Due diligence refers to the review and analysis of relevant information about a party and its business. Typically, during this process the buyer seeks to verify the seller’s assets, liabilities, operations and business relationships to identify any potential problems or liabilities before the purchase. Due diligence is valuable to the seller in confirming the fair market value of their business, and in some cases, sellers should also conduct due diligence on buyers. This is especially important when there are elements of a merger or there will be a continuing relationship after the closing of the transaction. Sellers should not be shy to evaluate a buyer’s creditworthiness, assets and reputation.
The scope of the due diligence process will vary depending on the type of business, the size and type of transaction, and the buyer’s goals in entering into the transaction (i.e., how the buyer will use the assets).

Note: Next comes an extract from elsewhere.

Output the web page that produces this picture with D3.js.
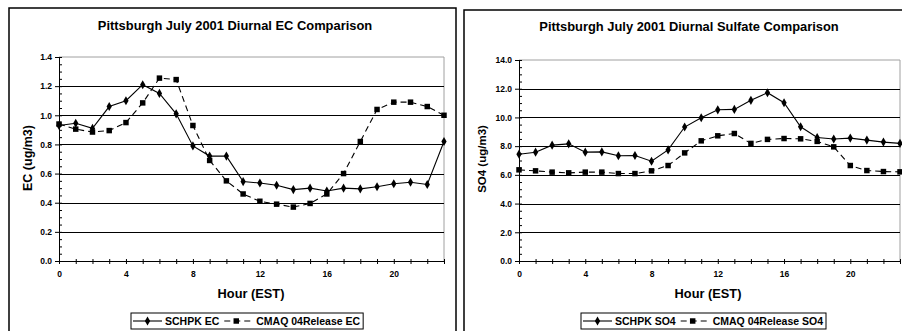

The goal of due diligence is to determine whether there are risks that may affect the value of the business so the parties can either negotiate terms that allocate the risk between them or walk away from the deal. It also helps the buyer understand the reputation of the business, industry, market position and culture to ensure the purchase is the right fit. Due diligence cannot eliminate all risk, but it should identify likely problems and how to mitigate them, as well as help provide realistic expectations about the success of the business.
The due diligence process begins when a buyer starts evaluating a business, potentially even before the approaching a seller. If the buyer and seller enter into a term sheet or letter of intent, that agreement may define a due diligence period and outline the terms, including the buyer’s rights to access certain information. Generally, the seller will require a buyer to sign a non-disclosure agreement (NDA) before beginning due diligence. The purpose of the NDA is to protect the confidentiality of information given to the buyer and to prevent the buyer from revealing the existence or substance of any discussions.
Thereafter, the buyer’s attorney will send a due diligence questionnaire or checklist to the seller requesting various types of information, including documents related to the seller’s corporate structure, financials, contracts/legal documents, intellectual property rights and compliance with relevant laws. In addition, the buyer may wish to speak with key management, customers, tenants, vendors, etc. as permitted by the NDA. The checklist should be tailored to the business and the buyer’s goals.
It is helpful for the seller to designate a due diligence contact person to manage the process and negotiate the burden of document production if the buyer’s requests are onerous. In addition, where there are large quantities of documents, it may be useful to provide a physical or virtual data room to house all information provided. This can also make it easier to keep track of what has been produced.
Once the information has been provided, the buyer and its advisors will have a certain period of time to review and analyze the material and make an assessment. This evaluation will either result in the parties moving forward with the transaction, terminating discussions or engaging in further negotiations regarding the purchase price or contract terms. Ultimately, information gained from due diligence helps shape the final agreements between the buyer and seller.
Buying or selling a business is usually a significant endeavor. To avoid making a costly mistake, you should consult an experienced attorney to guide you through the due diligence process. A lawyer can assist in multiple ways, like relaying what information you need, assessing your risks and negotiating favorable terms if you wish to move forward with your sale or purchase.